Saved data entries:
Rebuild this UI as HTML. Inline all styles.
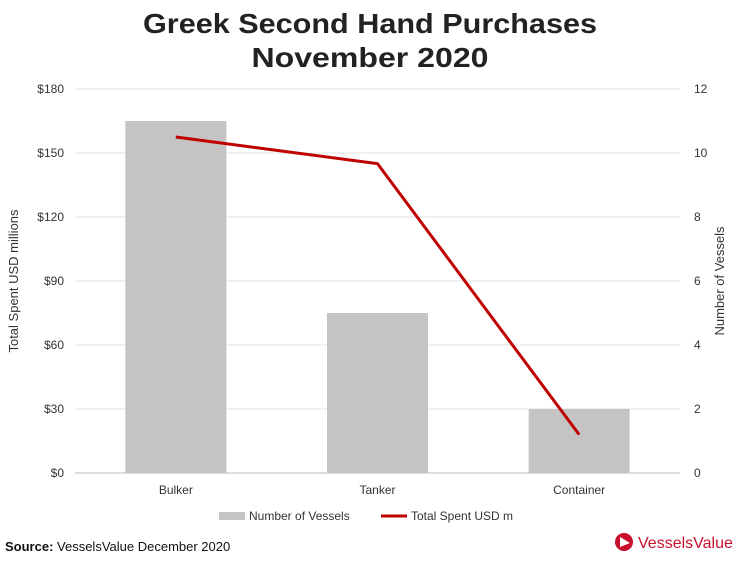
<!DOCTYPE html>
<html><head><meta charset="utf-8"><style>
body{margin:0;background:#fff;}
svg text{font-family:"Liberation Sans",Verdana,sans-serif;}
</style></head><body>
<svg width="740" height="557" viewBox="0 0 740 557" xmlns="http://www.w3.org/2000/svg">
<text x="370" y="33" text-anchor="middle" font-size="28" font-weight="bold" fill="#222" textLength="454" lengthAdjust="spacingAndGlyphs">Greek Second Hand Purchases</text>
<text x="370" y="67" text-anchor="middle" font-size="28" font-weight="bold" fill="#222" textLength="237" lengthAdjust="spacingAndGlyphs">November 2020</text>
<g id="grid"></g>
<g id="bars"></g>
<g id="line"></g>
<g id="axes"></g>
<text transform="translate(18,281) rotate(-90)" text-anchor="middle" font-size="13" fill="#333">Total Spent USD millions</text>
<text transform="translate(724,281) rotate(-90)" text-anchor="middle" font-size="13" fill="#333">Number of Vessels</text>
<rect x="219" y="512" width="26" height="8" fill="#c4c4c4"/>
<text x="249" y="520" font-size="12" fill="#333">Number of Vessels</text>
<line x1="381" y1="516" x2="407" y2="516" stroke="#c00000" stroke-width="3"/>
<text x="411" y="520" font-size="12" fill="#333">Total Spent USD m</text>
<text x="5" y="551" font-size="13" fill="#111"><tspan font-weight="bold">Source:</tspan> VesselsValue December 2020</text>
<g>
<circle cx="624" cy="542" r="9" fill="#c8102e"/>
<polygon points="620,537 630,543 620,547" fill="#fff"/>
<text x="638" y="548" font-size="16" fill="#c8102e">VesselsValue</text>
</g>
</svg>
<script>
const categories=["Bulker","Tanker","Container"];
const vessels=[11,5,2];
const spent=[157.5,145,18];
const leftTicks=[0,30,60,90,120,150,180];
const rightTicks=[0,2,4,6,8,10,12];
const NS="http://www.w3.org/2000/svg";
const x0=75,x1=680,yTop=89,yBot=473;
const yL=v=>yBot-(v/180)*(yBot-yTop);
const yR=v=>yBot-(v/12)*(yBot-yTop);
const band=(x1-x0)/categories.length;
const xc=i=>x0+band*(i+0.5);
function mk(t,a,p){const e=document.createElementNS(NS,t);for(const k in a)e.setAttribute(k,a[k]);p.appendChild(e);return e;}
const grid=document.getElementById('grid'),axes=document.getElementById('axes');
leftTicks.forEach((v,i)=>{
 const l=mk('line',{x1:x0,x2:x1,y1:yL(v),y2:yL(v),stroke:v===0?'#bbb':'#e3e3e3'},grid);
 
 
 const t=mk('text',{x:64,y:yL(v)+4,'text-anchor':'end','font-size':12,fill:'#333'},axes);
 t.textContent='$'+v;
 
 
});
rightTicks.forEach(v=>{
 const t=mk('text',{x:694,y:yR(v)+4,'font-size':12,fill:'#333'},axes);
 t.textContent=v;
 
 
});
const bars=document.getElementById('bars');
const bw=101;
categories.forEach((c,i)=>{
 const r=mk('rect',{x:xc(i)-bw/2,y:yR(vessels[i]),width:bw,height:yBot-yR(vessels[i]),fill:'#c4c4c4'},bars);
 
 
 const t=mk('text',{x:xc(i),y:494,'text-anchor':'middle','font-size':12,fill:'#333'},axes);
 t.textContent=c;
 
 
});
const pl=mk('polyline',{points:spent.map((v,i)=>xc(i)+','+yL(v)).join(' '),fill:'none',stroke:'#c00000','stroke-width':3},document.getElementById('line'));


</script>
</body></html>
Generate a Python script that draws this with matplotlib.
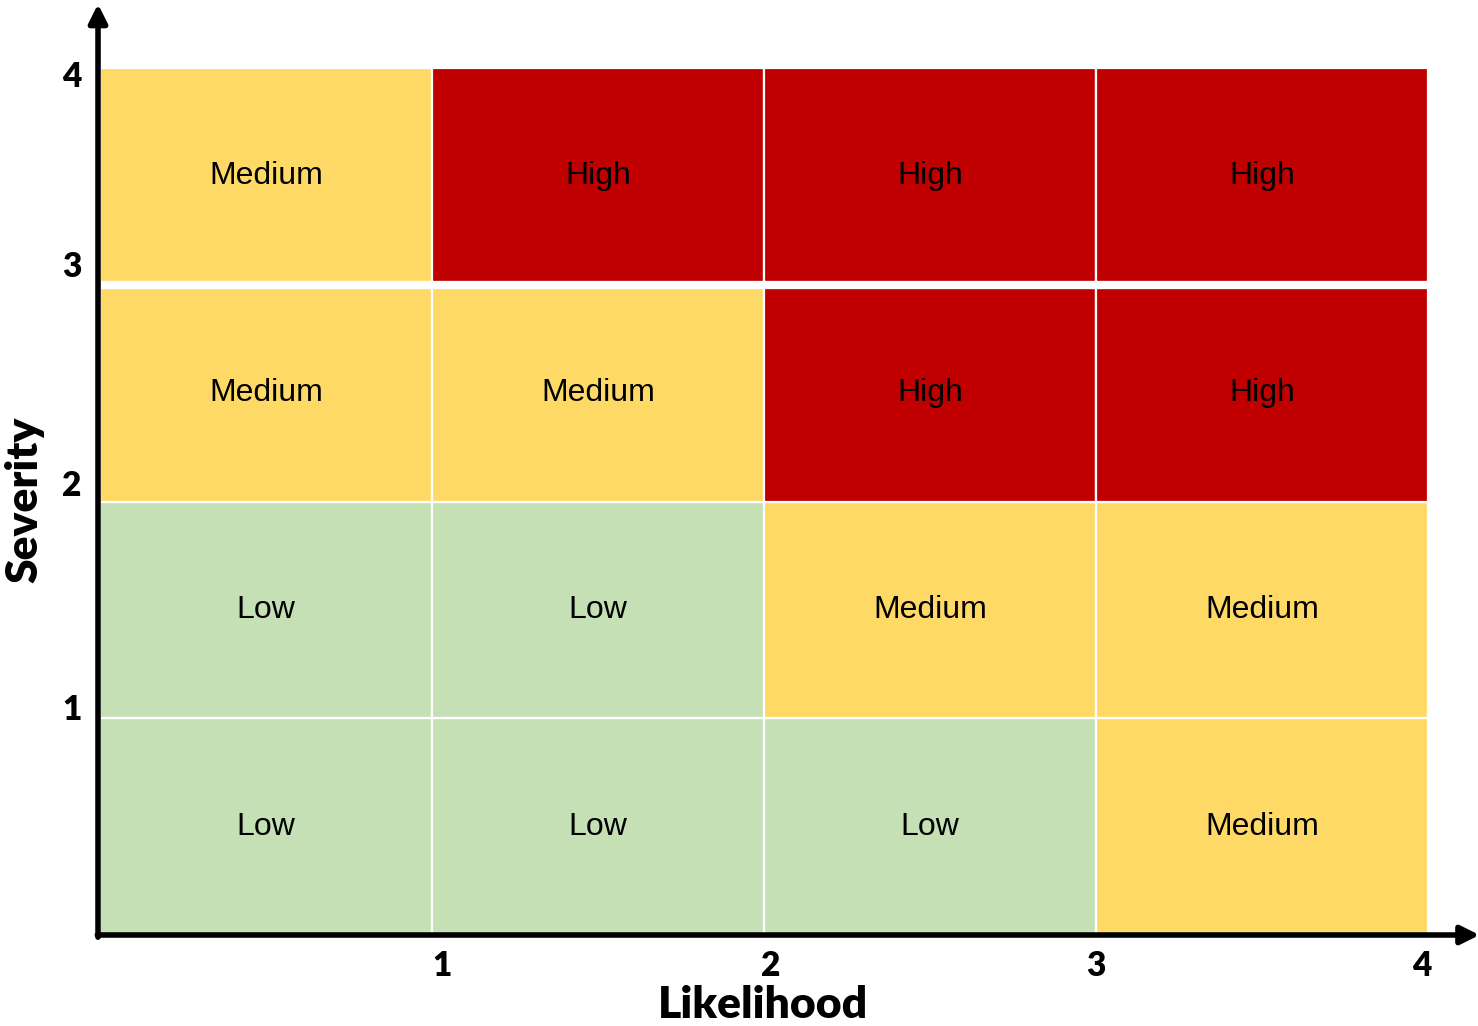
import matplotlib
matplotlib.use("Agg")
import matplotlib.pyplot as plt
from matplotlib.patches import Rectangle

# Data
likelihood_ticks = ["1", "2", "3", "4"]
severity_ticks = ["1", "2", "3", "4"]
xtick_pos = [1.03, 2.02, 3.0, 3.98]
ytick_pos = [1.04, 2.07, 3.08, 3.96]
# risk grid: rows from bottom (severity 1) to top (severity 4), columns likelihood 1..4
risk_levels = [
    ["Low", "Low", "Low", "Medium"],
    ["Low", "Low", "Medium", "Medium"],
    ["Medium", "Medium", "High", "High"],
    ["Medium", "High", "High", "High"],
]
level_colors = {"Low": "#C5E0B4", "Medium": "#FFD966", "High": "#C00000"}

W, H = 1478, 1026
fig = plt.figure(figsize=(W / 100, H / 100), dpi=100)
left, right, bottom, top = 100 / W, 1428 / W, 1 - 935 / H, 1 - 68 / H
ax = fig.add_axes([left, bottom, right - left, top - bottom])
ax.set_xlim(0, 4)
ax.set_ylim(0, 4)

for r, row in enumerate(risk_levels):
    for c, lvl in enumerate(row):
        ax.add_patch(Rectangle((c, r), 1, 1, facecolor=level_colors[lvl],
                               edgecolor="white", linewidth=1.6, zorder=1))
        ax.text(c + 0.5, r + 0.5, lvl, ha="center", va="center",
                fontsize=23, family="Liberation Sans", color="black", zorder=3)
# wider gap between the top two rows
ax.axhline(3, color="white", linewidth=6, zorder=2)

for s in ax.spines.values():
    s.set_visible(False)
ax.set_xticks([])
ax.set_yticks([])

# axis arrows
ax.annotate("", xy=(4.155, 0), xytext=(-0.008, 0), xycoords="data",
            arrowprops=dict(arrowstyle="-|>,head_length=1.1,head_width=0.55",
                            lw=4, color="black", shrinkA=0, shrinkB=0),
            annotation_clip=False, zorder=5)
ax.annotate("", xy=(-0.006, 4.295), xytext=(-0.006, -0.01), xycoords="data",
            arrowprops=dict(arrowstyle="-|>,head_length=1.1,head_width=0.55",
                            lw=4, color="black", shrinkA=0, shrinkB=0),
            annotation_clip=False, zorder=5)

# tick labels
for p, t in zip(xtick_pos, likelihood_ticks):
    ax.text(p, -0.07, t, ha="center", va="top", fontsize=24,
            family="Lato", fontweight="heavy", transform=ax.transData, clip_on=False)
for p, t in zip(ytick_pos, severity_ticks):
    ax.text(-0.055, p, t, ha="right", va="center", fontsize=24,
            family="Lato", fontweight="heavy", transform=ax.transData, clip_on=False)

fig.text(763 / W, 1 - 1005 / H, "Likelihood", ha="center", va="center",
         fontsize=32, family="Lato", fontweight="heavy")
fig.text(24 / W, 1 - 500 / H, "Severity", ha="center", va="center",
         fontsize=32, family="Lato", fontweight="heavy", rotation=90)

fig.savefig("out.png", dpi=100, facecolor="white")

→ GIVEN EXERCISE: Return each line with "this".

→ ANSWER:
Rebuild this UI as HTML. Inline all styles.
Generate a Python script that draws this with matplotlib.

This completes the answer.